Et puis, nous voilà bien obligés de contredire le grand patron de la chaîne, Chris Kempczinski, forcément fier de son bébé à la volaille, qui appréciait sur Instagram «le croquant du poulet que l'on n'obtient pas avec le Big Mac classique». Sachant que rien n'a jamais été croustillant chez McDo, on se demande si on ne se fout pas un peu de notre gueule.
Et c’est là tout le problème de cette marque iconique, qui se montre cruellement incapable de se projeter dans l’avenir. Un avenir gorgé de concurrents créatifs, de petites échoppes de burgers à s’en taper le cul par terre et de nouvelles habitudes de consommation plus locales et durables.
Si la firme parvient parfois à glisser temporairement des spécialités locales dans les menus, rien n’est encore venu inquiéter le vieux Big Mac, qui fête ses 56 ans cette année. En voulant lui ravaler la façade avec du poulet aux Etats-Unis, comme en lui offrant une double dose de bidoche dans la plupart des pays. Le Big Mac est à la fois une pop star et un indice boursier. Y toucher, c’est risquer de dévaluer sa valeur aux yeux des fidèles.

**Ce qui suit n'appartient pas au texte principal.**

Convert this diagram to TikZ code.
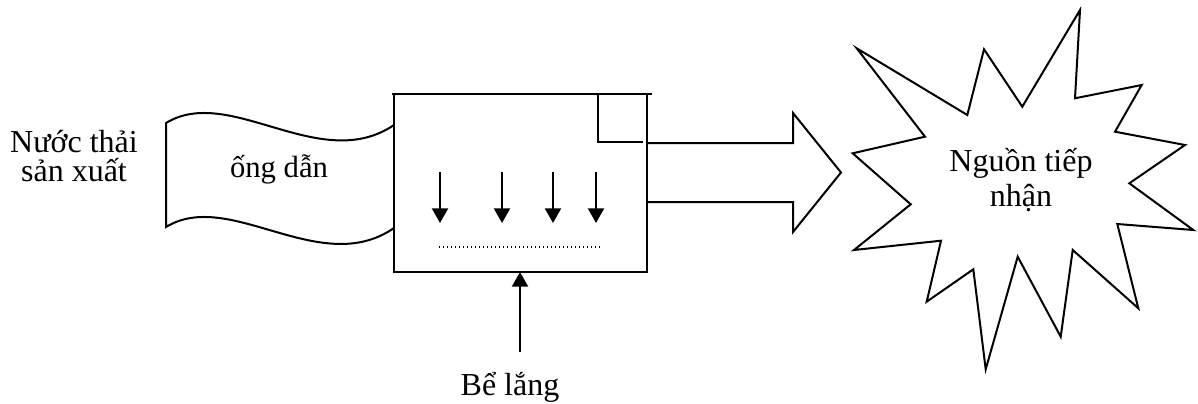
\documentclass[tikz,border=0pt]{standalone}
\usepackage{fontspec}
\setmainfont{Liberation Serif}
\usetikzlibrary{arrows.meta}
\tikzset{
  wall/.style={line width=1.5pt},
  sink/.style={-{Triangle[length=11pt,width=12pt]}, line width=1.5pt},
  txt/.style={font=\fontsize{24}{22}\selectfont, align=center, inner sep=0pt},
}

\begin{document}
\begin{tikzpicture}[x=0.75pt, y=-0.75pt]
        \useasboundingbox (0,0) rectangle (1198,403);

        % Settling tank corners
        \coordinate (TL) at (394,94);
        \coordinate (TR) at (647,94);
        \coordinate (BL) at (394,272);
        \coordinate (BR) at (647,272);

        % Tank walls, top edge sticks out a little
        \draw[wall] (392,94) -- (652,94);
        \draw[wall] (TL) -- (BL) -- (BR) -- (TR);

        % Overflow weir in the top right corner
        \draw[wall] (598,93) -- (598,142) -- (643,142);

        % Inlet pipe (wavy ribbon)
        \draw[wall] (394,125) .. controls (320,175) and (230,84) .. (166,123)
              -- (166,227) .. controls (230,188) and (320,279) .. (394,228);

        % Falling sludge and sludge layer
        \foreach \x in {440,502,553,596}
            \draw[sink] (\x,172) -- (\x,223);
        \draw[line width=1pt, dash pattern=on 1pt off 2pt] (439,247) -- (600,247);

        % Outlet arrow (hollow)
        \draw[wall] (648,143) -- (793,143) -- (793,113) -- (841,172.5)
              -- (793,232) -- (793,202) -- (648,202);

        % Receiving water (burst)
        \draw[wall, line join=miter] (856.7,48.3) -- (967.3,115) -- (984,49.3) -- (1022.3,106.7)
              -- (1080,10) -- (1075,98.3) -- (1141.7,85) -- (1115,131.7)
              -- (1185,145) -- (1129.3,183.3) -- (1193.3,230) -- (1117.3,224)
              -- (1138.3,308.3) -- (1072.7,250) -- (1060.7,336.7) -- (1017.7,256.7)
              -- (985.7,369.3) -- (973.3,269.3) -- (926.7,301.7) -- (941,240.7)
              -- (854,250) -- (910.7,204.3) -- (852.7,153.3) -- (925,136.7) -- cycle;

        % Labels
        \node[txt] (waste) at (74,156) {Nước thải\\sản xuất};
        \node[txt, anchor=base, font=\fontsize{23}{22}\selectfont] (pipe) at (279,177) {ống dẫn};
        \node[txt, font=\fontsize{24}{26.25}\selectfont] (river) at (1021,180) {Nguồn tiếp\\nhận};
        \node[txt, anchor=base] (settle) at (510,395) {Bể lắng};

        % Arrow up into the tank bottom
        \coordinate (feed) at (520,352);
        \coordinate (tankin) at (520,272);
        \draw[sink] (feed) -- (tankin);
    \end{tikzpicture}
\end{document}
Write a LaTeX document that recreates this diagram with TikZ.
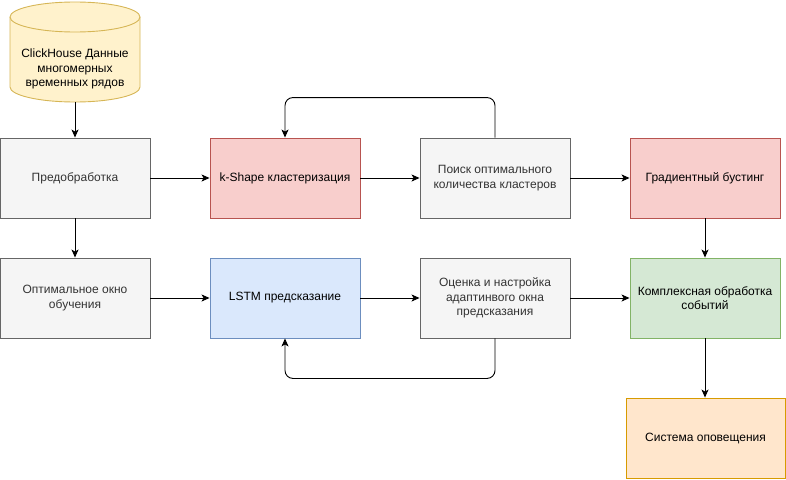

En juillet 2024, McDonald’s annonçait des chiffres en baisse pour la première fois en treize trimestres. La faute à des prix qui enflent, alors que Burger King ou Taco Bell bombent le torse avec des menus abordables. Une catastrophe pour le clown jaune et rouge, qui avait pris l'habitude de piocher dans les porte-monnaie troués: «les bas revenus sont devenus plus exigeants, mais aussi moins enclins à manger chez nous en période de crise économique», constatait le PDG cet été.
McDo a perdu les pauvres. Surtout en Amérique. Mais ce n’est pas en proposant un patchwork réchauffé au poulet reconstitué, à 6,69 dollars le sandwich, qu’ils vont les récupérer.